### Problem description
Your task is to locate every line holding the string "matplotlib" and to copy each of them.

________________________________________

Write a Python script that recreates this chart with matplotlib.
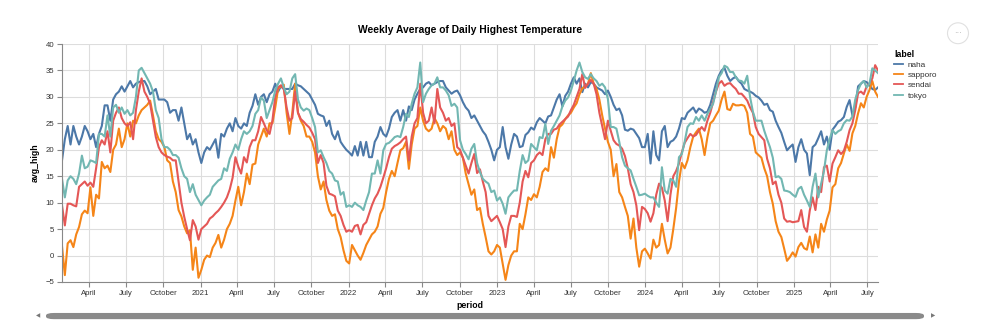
import matplotlib
matplotlib.use("Agg")
import matplotlib.pyplot as plt
import matplotlib.dates as mdates
from matplotlib.patches import FancyBboxPatch, Ellipse
from matplotlib.lines import Line2D
import pandas as pd

# weekly periods, 2020-01-26 .. 2025-07-27
periods = pd.date_range("2020-01-26", periods=288, freq="7D")

labels = ["naha", "sapporo", "sendai", "tokyo"]
colors = ["#4c78a8", "#f58518", "#e45756", "#72b7b2"]

naha = [
    18, 22, 24.5, 21, 24.5, 22.5, 21, 22.5, 24.5, 23.5, 22, 23, 20.5, 23, 24.5, 28.4, 28.4, 25.5, 29.5, 30.5,
    31, 32, 31, 32, 33, 31.8, 32.5, 32.8, 33, 33, 32, 30.5, 31, 31.5, 29.5, 29.5, 29.5, 29, 27, 27.5,
    27.5, 25.5, 28, 25, 22, 23, 21, 22, 19.5,
    17.5, 19.5, 20.5, 20, 21, 22, 18.5, 23, 22.5, 24, 25, 23.5, 26, 24.5, 24, 25, 24.5, 27, 28.3, 30.5,
    28.5, 30, 30.5, 29, 30.5, 31, 32.5, 31, 32, 31.5, 31.5, 31.5, 31.5, 32.5, 32.2, 32, 31.5, 31, 30.5, 29.5,
    28.5, 26.8, 26.5, 26.3, 24.5, 25.5, 23, 22,
    23.5, 21.5, 20.7, 20, 19.5, 18.9, 20.7, 18.9, 21.5, 18.9, 21.5, 18.6, 18.6, 21.5, 22.5, 24.3, 23, 22.5, 24, 26.2,
    27, 27.5, 25.5, 27.5, 25.5, 28.2, 27.5, 29.5, 30.6, 31.5, 31.8, 32.5, 32.8, 32.2, 32.5, 32.8, 33, 33, 31.8, 31.2,
    30.6, 31, 31.2, 30.3, 29, 28, 27.4,
    26, 26.5, 25.5, 24.5, 23.5, 22.8, 21.5, 20, 18, 20, 20.5, 24.3, 20.5, 18.3, 21, 23, 22.5, 20.5, 20.7, 22.8,
    23.3, 24.2, 23.8, 25.2, 26, 25.5, 25, 26.3, 26.5, 28, 29.5, 30.5, 28.2, 30.2, 31, 32.5, 33.7, 32.5, 33.5, 30.9,
    32.5, 31.8, 32.8, 32.5, 31.8, 31.5, 31.2, 30.5,
    31.2, 30, 28.5, 27.5, 27.8, 26.5, 23.8, 23.6, 24, 23.8, 23, 22.2, 20.5, 20.5, 23, 17.4, 23.5, 19, 18, 23.5,
    24.5, 20.5, 21.5, 21.8, 22.5, 24, 26, 25.8, 27, 27.5, 28, 27, 27.8, 27.5, 27, 27.2, 28.5, 30.5, 32.5, 34,
    35, 35.5, 34, 33, 33.5, 33.8, 33,
    32.5, 31.5, 31.2, 31, 30.7, 30.2, 29.9, 29.3, 28.5, 28.7, 27.5, 27.2, 25.5, 24.3, 23.2, 21.5, 19.9, 20.5, 21, 17.7,
    20.5, 22, 20, 19.3, 15.2, 20.5, 21, 22.2, 23.5, 21, 22.5,
    20, 23.8, 24.5, 25.3, 25.6, 26.2, 28.1, 29.4, 26.5, 28, 32, 32.5, 33, 32.8, 32.2, 31.5, 31.3, 31.8,
]

sapporo = [
    1.8, -3.7, 2.3, 2.9, 1.6, 4, 5.4, 7.8, 8.5, 8, 12.9, 7.5, 11.5, 10.8, 17.7, 16.5, 17, 15.8, 20, 21,
    24, 20.5, 22, 25, 22.5, 25.5, 25, 26.5, 27.5, 28, 28.5, 29.3, 26.5, 23.5, 22, 21.5, 20.5, 18, 17.5, 14,
    12, 8.6, 7.4, 5.5, 4.2, 4.8, -2.7, 1.5, -4.2,
    -2.7, -0.8, 0, -0.3, 1.5, 2.4, 3.9, 1.5, 3, 5, 6, 7.5, 10.4, 13, 9.5, 12, 15.5, 13.5, 17.2, 17.4,
    21, 22.5, 24, 22.5, 25, 25, 28, 31.5, 32, 32.3, 27, 23, 27, 32.5, 27, 25.5, 24.5, 22.5, 22.5, 21.5,
    19.5, 15, 12.5, 14, 10.5, 8.5, 7.5, 7.8,
    5, 3.5, 1, -1, -1.5, 2, 1, 0, -0.8, 0.5, 2, 3, 4, 4.5, 5.5, 7.9, 9, 12, 14.5, 16,
    15, 17.5, 19.9, 20.3, 21.5, 16.4, 21, 24, 24.5, 28, 25.5, 24, 23.5, 24, 26, 25, 23.5, 24.5, 24, 22,
    23.5, 20, 19, 19.5, 18.5, 15.5, 13.5,
    11.5, 12.5, 8.6, 9, 6, 3.5, 0.8, 0.2, 0.8, 2, 1.5, -1.5, -4.6, -1.8, 0, 0.8, 0.8, 6, 5, 7.8,
    11, 10.5, 11.6, 11, 13, 15.8, 16.5, 16, 20.5, 18.5, 22, 24.3, 24.8, 25.8, 26.5, 27, 28, 28.8, 30.5, 31.6,
    32, 32.5, 34.5, 32.5, 31.5, 29.5, 26.5, 24,
    21.5, 20, 15, 17.3, 12, 11, 9.2, 7.5, 3.2, 7, 1.5, -2.1, 0.8, 1.3, 0.4, -0.6, 3, 1.5, 2, 6,
    3, 0.4, 1.5, 5, 9, 14, 17.5, 16.5, 18, 20.5, 22.5, 23.3, 24, 22, 19, 22.4, 25, 25.5, 26.5, 27.4,
    29.5, 31, 27.7, 27.5, 28.7, 28.4, 28.4,
    28.5, 28.3, 27, 23, 22.5, 19.5, 19, 18.5, 16.5, 15, 12, 9.8, 6.5, 4.5, 3.5, 1.3, -1, -0.3, 0.6, -0.2,
    1.6, 2.4, 1.4, 1.1, 3.6, 0.6, 4, 1.5, 6, 4.5, 6.8, 8.5, 12.9, 13.5,
    16.5, 17.5, 19.3, 21, 19.8, 23.1, 24.5, 26.9, 28.8, 28, 30, 31.3, 33, 31, 30,
]

sendai = [
    9.5, 5.7, 9.8, 9.8, 9.5, 9.3, 13, 13.5, 14, 13.2, 13.8, 13, 16.5, 20.5, 21.8, 21, 23.5, 19.5, 25.5, 27,
    28, 26, 25, 24.5, 25.2, 22, 27.5, 31, 33.5, 31, 30, 28.7, 25.5, 22.4, 20.5, 19.5, 19, 18.7, 18.5, 18,
    18, 14, 10, 7.3, 5, 2.9, 6.7, 5.5, 3,
    5, 5.5, 6, 7, 7.4, 8, 8.5, 9.2, 10, 11, 12.5, 14.7, 18.6, 16.8, 15.5, 18.6, 17.6, 20.5, 21.8, 21.8,
    23.5, 26.2, 25, 23.7, 23, 25.5, 30, 31.8, 32.2, 31.5, 28, 25.5, 26, 31, 27, 25.8, 25.3, 24.7, 24.2, 23.2,
    22, 17.5, 19, 17.5, 13.2, 11.7, 11.5, 11.2,
    8.5, 7.5, 5.8, 4.5, 4.8, 4.5, 5.6, 5.8, 4, 5.8, 6.3, 7.9, 9.5, 10.8, 11.7, 13, 14.7, 16.5, 18.6, 20.2,
    20.7, 21, 21.4, 22, 22.5, 18, 22.5, 25, 26, 32.5, 27, 25, 25.5, 28, 25, 31.5, 28, 27, 25.5, 26,
    24.5, 25, 20.5, 20, 18.5, 17, 15.5,
    17.5, 19.2, 15.6, 16.3, 14, 12, 7.5, 6.5, 7, 7.5, 6.3, 5, 1.6, 5.5, 7.5, 7.5, 7.3, 10, 14, 16,
    14.8, 17.5, 18, 19, 19.5, 19, 22, 23, 23, 23.8, 24, 24.8, 25.3, 25.8, 26.3, 27.5, 28.5, 30, 31.5, 34.3,
    31.7, 32.5, 33.2, 32.5, 30.5, 27, 24.5, 22,
    25.5, 23.6, 21.8, 21.1, 20.8, 20.2, 18.8, 16.5, 13.5, 12, 9.5, 4.8, 9.2, 8.8, 8, 6.4, 8, 11.5, 13.6, 12.8,
    10.4, 6.5, 11.5, 15, 16, 17.4, 19.5, 21.3, 22.2, 23, 22.5, 22.8, 23.6, 24.3, 23.6, 25.5, 27, 29, 31, 32.5,
    33, 32.1, 32.5, 32.6, 32, 31.5, 30.6,
    30.6, 30, 29.3, 28, 27, 24.3, 23, 22.4, 21.8, 18.3, 16.5, 13.5, 14, 11.5, 10, 7, 6.4, 6.5, 6.3, 6.4,
    6.5, 8.6, 5.4, 4.5, 8.5, 11, 8.6, 13, 12, 16.7, 17, 14, 17.4, 18.6, 19.9, 19.2, 19.8, 21.5, 23.7, 25,
    27.5, 30.7, 31, 30.5, 32, 32.5, 33.5, 36, 35,
]

tokyo = [
    14.5, 11, 14.2, 15, 14.5, 13.5, 15.5, 18.9, 16.5, 16.8, 18, 17.8, 17.5, 23, 23, 22.5, 26.5, 22.5, 28, 28.5,
    27, 28, 26.8, 27.5, 26.5, 27, 30, 35, 35.5, 34.5, 33.5, 32.5, 31, 27.5, 26, 22, 20.5, 20.5, 20, 19,
    19, 18.5, 16.5, 15, 14.5, 12, 13.5, 11.5, 10.5,
    9.5, 10.4, 11, 11.5, 13, 13.6, 14.2, 14.5, 16.5, 16, 18.3, 19.5, 21, 20, 22, 23.5, 23, 23.5, 24.5, 26.8,
    27.5, 29.9, 29.3, 26, 27.5, 29, 31.2, 32.5, 33.5, 31.8, 30.5, 31, 33.5, 34.3, 29.5, 28, 27.4, 27.8, 27.5, 26,
    24.3, 19.5, 19.9, 18.6, 17.5, 16, 15.5, 14.2,
    14, 11.5, 12, 9.2, 9.5, 9.2, 10, 9.5, 9.2, 8.6, 10.4, 12, 15.5, 15.5, 18, 15.5, 19.9, 21.1, 21.3, 21.8,
    22.4, 22.6, 22.4, 24.3, 26.8, 26.2, 28.7, 30.6, 31.8, 36.5, 29, 30.6, 31.5, 32.2, 32.5, 33.7, 31.8, 31.8, 31.2, 30.3,
    28.3, 28.7, 28, 21.8, 20, 19.2, 18.2,
    20.2, 21.1, 17.5, 15.8, 14.5, 14, 13.6, 12, 12.3, 10.4, 11, 9.8, 7.9, 11, 11.7, 12.3, 12.3, 16, 19, 17.5,
    18, 21.1, 20.5, 19.9, 22.4, 22.2, 24.9, 21.1, 23.6, 24.5, 25.5, 26.5, 28.2, 29.3, 29.9, 31.2, 33, 35, 36.5, 34.7,
    33.7, 33.4, 34.3, 33.5, 33, 32.1, 32.5, 31.8,
    29.6, 24.3, 24.3, 24, 21.5, 18.6, 17, 16.5, 16.1, 14.5, 13, 11.4, 11.5, 11.7, 11.3, 11, 11, 10, 9.2, 16.7,
    12.3, 11.7, 14.5, 14.2, 13, 18.6, 19.2, 21.5, 24.3, 25, 24.9, 26.2, 25.5, 26.5, 25.5, 26.8, 27.7, 28.7, 31, 33.7,
    34.5, 35.9, 35.6, 34.7, 34.7, 33.7, 33.1,
    33, 32.5, 34, 30, 27.2, 25.5, 25.5, 25.5, 23.6, 22, 20.5, 18.5, 14.8, 15, 14.5, 12.3, 12.2, 12, 11.5, 11.1,
    12.6, 13, 11.5, 10.4, 9.2, 13, 15.5, 11, 13.6, 16, 19.9,
    22, 23.7, 23, 23.5, 23.8, 25, 25.6, 25.5, 26.3, 29.5, 31.3, 32.5, 33, 31.8, 32.5, 35.4, 35, 34.5,
]

series = [naha, sapporo, sendai, tokyo]

plt.rcParams["font.family"] = ["Liberation Sans", "DejaVu Sans"]

fig = plt.figure(figsize=(10, 3.26), dpi=100)
ax = fig.add_axes([0.062, 0.135, 0.816, 0.73])

for lab, col, vals in zip(labels, colors, series):
    ax.plot(periods, vals, color=col, lw=1.5, label=lab, solid_joinstyle="round")

ax.set_xlim(periods[0], periods[-1])
ax.set_ylim(-5, 40)
ax.set_yticks(range(-5, 41, 5))

ax.xaxis.set_major_locator(mdates.MonthLocator(bymonth=[1, 4, 7, 10]))


def fmt_date(x, pos=None):
    d = mdates.num2date(x)
    return str(d.year) if d.month == 1 else d.strftime("%B")


ax.xaxis.set_major_formatter(plt.FuncFormatter(fmt_date))

ax.grid(True, color="#dddddd", lw=0.8)
ax.set_axisbelow(True)
for s in ["top", "right"]:
    ax.spines[s].set_visible(False)
for s in ["left", "bottom"]:
    ax.spines[s].set_color("#888888")
    ax.spines[s].set_linewidth(0.8)
ax.tick_params(colors="#888888", length=3.5, width=0.8, labelsize=5.6, labelcolor="#333333", pad=2)

ax.set_xlabel("period", fontsize=6.3, fontweight="bold", labelpad=3)
ax.set_ylabel("avg_high", fontsize=6.3, fontweight="bold", labelpad=4)
ax.set_title("Weekly Average of Daily Highest Temperature", fontsize=7.4, fontweight="bold", pad=8)

handles = [Line2D([], [], color=c, lw=1.3) for c in colors]
leg = fig.legend(handles, labels, loc="upper left", bbox_to_anchor=(0.887, 0.87),
                 frameon=False, fontsize=5.9, title="label", handlelength=1.0,
                 handletextpad=0.6, labelspacing=0.3, alignment="left")
leg.get_title().set_fontsize(6.3)
leg.get_title().set_fontweight("bold")
for t in leg.get_texts():
    t.set_color("#333333")

# scrollbar and menu button from the notebook view
fig.patches.append(FancyBboxPatch((0.046, 0.021), 0.878, 0.019, boxstyle="round,pad=0,rounding_size=0.008",
                                  transform=fig.transFigure, facecolor="#8a8a8a", edgecolor="none"))
fig.text(0.038, 0.030, "◀", fontsize=4, color="#777777", ha="center", va="center", family="DejaVu Sans")
fig.text(0.933, 0.030, "▶", fontsize=4, color="#777777", ha="center", va="center", family="DejaVu Sans")
fig.patches.append(Ellipse((0.958, 0.898), 0.021, 0.064, transform=fig.transFigure,
                           facecolor="white", edgecolor="#e0e0e0", lw=0.8))
fig.text(0.958, 0.898, "···", fontsize=6, color="#aaaaaa", ha="center", va="center", family="DejaVu Sans")

fig.savefig("out.png", dpi=100)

________________________________________

### Solution
Write a Python script that recreates this chart with matplotlib.
import matplotlib
matplotlib.use("Agg")
import matplotlib.pyplot as plt
import matplotlib.dates as mdates
from matplotlib.patches import FancyBboxPatch, Ellipse
from matplotlib.lines import Line2D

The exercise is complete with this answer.